Do rogue brokers and advisors face lower odds of being penalized by regulator for their misdeeds?

That's one of the questions raised in the wake of a decision last month by the U.S. Supreme Court that declared as unconstitutional the Securities and Exchange Commission's use of inhouse judges to resolve enforcement actions. As a result, SEC fraud complaints will have to go through the regular court system.

Not long after the ruling, meanwhile, Bloomberg News intensified the spotlight on financial regulation when it reported that there has been a steady decline in Finra enforcement actions and penalties.

Industry insiders say it's still too early to know if the court ruling will lead to less enforcement actions, but it's almost certain that the SEC will have to pick its battles carefully

“I don’t necessarily think you’ll see fewer SEC investigations or sweeps," former Finra attorney Michael Edmiston said. "They’ll still do them and find wrongdoing. But in terms of bringing enforcement actions, the SEC will be required to bring their actions in court as opposed to administratively, which requires a higher burden. So they’ll have to pick messaging enforcements.”
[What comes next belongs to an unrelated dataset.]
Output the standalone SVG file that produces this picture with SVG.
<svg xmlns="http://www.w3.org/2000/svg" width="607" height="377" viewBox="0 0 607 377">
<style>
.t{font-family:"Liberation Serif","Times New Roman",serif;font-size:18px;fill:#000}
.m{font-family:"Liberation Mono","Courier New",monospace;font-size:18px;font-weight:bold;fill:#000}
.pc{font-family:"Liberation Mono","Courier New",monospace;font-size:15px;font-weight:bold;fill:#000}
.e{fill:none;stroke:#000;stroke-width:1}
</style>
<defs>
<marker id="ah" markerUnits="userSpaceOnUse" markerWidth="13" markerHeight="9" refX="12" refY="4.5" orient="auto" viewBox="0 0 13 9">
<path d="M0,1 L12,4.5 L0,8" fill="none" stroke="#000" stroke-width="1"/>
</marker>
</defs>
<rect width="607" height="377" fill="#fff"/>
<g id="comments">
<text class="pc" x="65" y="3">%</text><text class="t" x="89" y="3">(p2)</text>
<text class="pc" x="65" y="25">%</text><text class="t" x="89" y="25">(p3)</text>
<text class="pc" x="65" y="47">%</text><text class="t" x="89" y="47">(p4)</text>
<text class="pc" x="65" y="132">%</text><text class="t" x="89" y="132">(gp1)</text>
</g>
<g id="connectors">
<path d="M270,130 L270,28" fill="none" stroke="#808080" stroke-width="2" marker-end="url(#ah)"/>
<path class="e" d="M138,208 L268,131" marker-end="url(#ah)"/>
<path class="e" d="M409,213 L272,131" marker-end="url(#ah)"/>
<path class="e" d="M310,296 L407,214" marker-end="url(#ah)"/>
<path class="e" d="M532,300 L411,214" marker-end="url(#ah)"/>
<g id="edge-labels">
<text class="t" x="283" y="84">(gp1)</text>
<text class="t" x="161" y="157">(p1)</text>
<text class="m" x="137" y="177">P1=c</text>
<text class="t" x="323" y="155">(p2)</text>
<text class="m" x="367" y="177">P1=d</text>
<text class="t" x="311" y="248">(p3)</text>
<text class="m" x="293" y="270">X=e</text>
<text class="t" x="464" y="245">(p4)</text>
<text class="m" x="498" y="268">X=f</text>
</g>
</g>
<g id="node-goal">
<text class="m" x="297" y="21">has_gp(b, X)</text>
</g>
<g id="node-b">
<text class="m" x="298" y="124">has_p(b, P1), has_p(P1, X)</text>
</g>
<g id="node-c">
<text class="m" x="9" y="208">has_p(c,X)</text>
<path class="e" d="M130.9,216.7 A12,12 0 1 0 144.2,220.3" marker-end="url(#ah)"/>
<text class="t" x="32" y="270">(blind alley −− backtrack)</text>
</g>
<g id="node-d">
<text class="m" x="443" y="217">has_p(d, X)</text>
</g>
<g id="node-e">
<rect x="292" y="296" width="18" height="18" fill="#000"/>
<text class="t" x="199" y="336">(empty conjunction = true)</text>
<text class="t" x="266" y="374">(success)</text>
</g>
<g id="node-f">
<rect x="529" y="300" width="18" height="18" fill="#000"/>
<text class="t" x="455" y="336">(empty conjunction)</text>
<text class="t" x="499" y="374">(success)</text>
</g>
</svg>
Despite the fact that the Supreme Court ruling may require the SEC to bring a greater percentage of its cases in court, “the SEC still has all of the existing investor protection tools and remedies available to it,” said Cetera Chief Legal Officer Lisa Gok, who served as an SEC attorney for 11 years.
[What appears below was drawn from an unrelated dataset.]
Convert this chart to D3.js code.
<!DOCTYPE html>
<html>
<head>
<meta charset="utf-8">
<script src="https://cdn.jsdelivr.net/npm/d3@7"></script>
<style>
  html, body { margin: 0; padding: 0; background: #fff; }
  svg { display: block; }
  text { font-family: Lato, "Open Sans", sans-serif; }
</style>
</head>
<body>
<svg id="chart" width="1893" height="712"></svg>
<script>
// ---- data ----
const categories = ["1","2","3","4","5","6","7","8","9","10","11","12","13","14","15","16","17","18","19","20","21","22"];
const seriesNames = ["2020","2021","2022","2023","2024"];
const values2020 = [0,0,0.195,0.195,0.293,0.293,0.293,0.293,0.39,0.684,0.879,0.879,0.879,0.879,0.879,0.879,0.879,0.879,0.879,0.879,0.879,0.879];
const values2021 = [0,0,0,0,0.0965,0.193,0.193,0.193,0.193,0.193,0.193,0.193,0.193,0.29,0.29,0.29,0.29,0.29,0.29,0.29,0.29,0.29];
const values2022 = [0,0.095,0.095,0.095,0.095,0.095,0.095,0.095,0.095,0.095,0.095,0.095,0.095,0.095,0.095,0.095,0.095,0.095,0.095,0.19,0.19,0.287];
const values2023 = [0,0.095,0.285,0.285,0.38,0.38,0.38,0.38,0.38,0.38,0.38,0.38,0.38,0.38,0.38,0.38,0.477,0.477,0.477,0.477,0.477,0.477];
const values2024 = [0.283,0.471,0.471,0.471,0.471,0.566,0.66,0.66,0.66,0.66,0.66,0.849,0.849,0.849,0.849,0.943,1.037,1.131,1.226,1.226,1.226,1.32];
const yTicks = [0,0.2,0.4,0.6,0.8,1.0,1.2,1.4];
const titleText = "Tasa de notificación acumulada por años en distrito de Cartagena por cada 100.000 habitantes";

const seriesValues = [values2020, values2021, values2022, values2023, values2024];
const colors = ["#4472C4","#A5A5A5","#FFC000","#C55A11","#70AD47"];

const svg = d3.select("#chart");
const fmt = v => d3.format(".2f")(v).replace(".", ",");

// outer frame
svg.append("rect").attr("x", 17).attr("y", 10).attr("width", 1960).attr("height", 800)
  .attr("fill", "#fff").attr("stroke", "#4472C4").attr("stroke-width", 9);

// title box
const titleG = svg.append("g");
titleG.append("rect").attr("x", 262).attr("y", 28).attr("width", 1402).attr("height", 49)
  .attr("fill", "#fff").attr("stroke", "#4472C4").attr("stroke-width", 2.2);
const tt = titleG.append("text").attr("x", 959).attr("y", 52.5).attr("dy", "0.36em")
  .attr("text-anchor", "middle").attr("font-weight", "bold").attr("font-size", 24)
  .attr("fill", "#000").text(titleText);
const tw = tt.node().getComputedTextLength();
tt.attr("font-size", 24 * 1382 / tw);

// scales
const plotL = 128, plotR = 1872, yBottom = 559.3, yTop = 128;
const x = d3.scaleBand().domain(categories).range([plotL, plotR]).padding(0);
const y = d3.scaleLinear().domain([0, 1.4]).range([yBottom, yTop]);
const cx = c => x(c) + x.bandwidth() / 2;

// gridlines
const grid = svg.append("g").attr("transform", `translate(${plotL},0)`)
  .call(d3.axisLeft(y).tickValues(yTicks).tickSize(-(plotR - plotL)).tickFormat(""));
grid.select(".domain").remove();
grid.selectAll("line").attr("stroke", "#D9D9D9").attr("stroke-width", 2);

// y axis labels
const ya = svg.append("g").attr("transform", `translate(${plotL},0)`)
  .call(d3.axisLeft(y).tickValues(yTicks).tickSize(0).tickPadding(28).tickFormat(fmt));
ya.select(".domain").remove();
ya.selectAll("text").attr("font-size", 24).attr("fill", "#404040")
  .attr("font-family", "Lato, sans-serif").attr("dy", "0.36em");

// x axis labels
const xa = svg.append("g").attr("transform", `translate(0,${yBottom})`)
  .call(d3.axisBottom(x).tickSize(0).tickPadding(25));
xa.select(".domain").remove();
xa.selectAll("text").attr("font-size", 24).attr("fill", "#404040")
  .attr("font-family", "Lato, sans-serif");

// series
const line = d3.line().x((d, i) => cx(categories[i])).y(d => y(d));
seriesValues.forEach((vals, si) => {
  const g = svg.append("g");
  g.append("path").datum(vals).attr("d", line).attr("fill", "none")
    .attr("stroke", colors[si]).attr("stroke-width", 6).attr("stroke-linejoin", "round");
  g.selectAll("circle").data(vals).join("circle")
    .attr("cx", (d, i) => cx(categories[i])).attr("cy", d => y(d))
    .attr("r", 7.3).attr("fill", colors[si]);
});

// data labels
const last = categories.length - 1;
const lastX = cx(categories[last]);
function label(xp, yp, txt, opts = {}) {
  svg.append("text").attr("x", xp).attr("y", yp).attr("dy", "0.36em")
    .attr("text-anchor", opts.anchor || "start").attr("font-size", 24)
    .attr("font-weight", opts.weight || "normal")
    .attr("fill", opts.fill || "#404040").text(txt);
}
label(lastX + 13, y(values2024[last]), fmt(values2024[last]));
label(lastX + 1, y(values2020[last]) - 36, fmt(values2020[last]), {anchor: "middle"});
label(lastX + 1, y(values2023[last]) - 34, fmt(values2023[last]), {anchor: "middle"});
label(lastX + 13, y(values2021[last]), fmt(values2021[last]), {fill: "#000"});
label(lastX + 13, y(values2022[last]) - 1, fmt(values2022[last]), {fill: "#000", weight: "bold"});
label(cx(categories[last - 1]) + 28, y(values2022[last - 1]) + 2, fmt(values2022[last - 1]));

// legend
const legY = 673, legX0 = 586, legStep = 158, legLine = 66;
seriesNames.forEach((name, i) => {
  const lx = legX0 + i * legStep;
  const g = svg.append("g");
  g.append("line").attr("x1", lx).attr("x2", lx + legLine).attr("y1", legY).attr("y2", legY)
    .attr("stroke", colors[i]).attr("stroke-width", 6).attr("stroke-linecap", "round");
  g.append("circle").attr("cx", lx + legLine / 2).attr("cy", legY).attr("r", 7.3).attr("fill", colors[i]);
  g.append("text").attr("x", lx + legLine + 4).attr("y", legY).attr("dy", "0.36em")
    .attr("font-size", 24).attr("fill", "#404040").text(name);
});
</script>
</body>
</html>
Gok added, “It may make the SEC enforcement staff think a little harder about which cases to bring and what remedies to seek, but we do not see that as material in the near term. ... The [SCOTUS] decision may mean that more cases end up at FINRA than the SEC, but that depends primarily on the facts and circumstances of a particular matter, and it is probably too early to tell what might happen,” Gok added.
 
Former PIABA President Andrew Stoltmann argued however that the Supreme Court “has put a 'kick me' sign on the back of individual Investors and I have grave concerns about the integrity of the capital markets in this country.

“I think it’s pretty clear that consumer protection related issues have now taken a backseat to corporate profitability. The SCOTUS decision has effectively gutted the SEC. Finra actions have plummeted for a multitude of reasons, not the least of which is a lack of stomach by the organization as well as the surging stock market. Investor-related protections are at DEFCON one right now,” Stoltmann said.

Knut Rostad, founder and president of the Institute for the Fiduciary Standard, said the Supreme Court decision “is concerning because it disrupts how the SEC combats fraud to protects investors. How concerning is unclear. Let’s see how it plays out in six months.”

Edmiston said matters are exacerbated by the fact that brokers and insurance agents who run into regulatory issues often reinvent themselves as state- or SEC-registered investment advisors.

In 2023, the number of enforcement actions brought by Finra, the brokerage industry’s self-funded regulator, slid to the lowest level in its history, according to Bloomberg. While total fines picked up last year. They are down by about half since a peak in 2016. Meanwhile, Finra’s staff headcount and budget have expanded.

Finra rejects the idea that it has pulled back on enforcement. Finra spokesman Ray Pellecchia told Bloomberg, “Any suggestion that we have let up on our regulatory focus is just dead wrong.” But Bloomberg reported some Finra staff members are pushing the regulator to become more aggressive in pursuing and promoting cases.

In 2023, Finra announced it was creating a "restricted" broker-dealer label and set of restrictions for firms that continued to hire bad brokers. But as of right now, there is not one firm that has been listed as restricted, according to multiple sources.

“All these firms were supposed to be given the scarlet letter if they employed these bad brokers. Well, the time for reporting these firms has come and gone. Finra has taken the position that the firms cleaned up employment of these troubled brokers. Ultimately I don’t know, I’m not inside Finra, so only time will tell,” Edmiston said.

Rok said it’s important not to make enforcement numbers a sole determinant effectiveness. “Some consumer advocates have suggested that a lower number of enforcement actions means that regulatory agencies are not as vigilant,” Gok said. “This is very much an oversimplification. In addition, we would note that Finra arbitration filings by investors have been declining for the past few years. The correlation is not perfect, but the number of investor claims can be viewed as an indicator of the level of actions that merit enforcement.”

Edmiston, however, remains concerned. If more investors fall through the cracks, “it leaves us private attorneys as the last bastion to prevent some of these bad actors from getting away with their frauds,” he said. “Frankly as much as that’s good for my business, it’s terrible for our society to be dependent on private attorneys for enforcement.”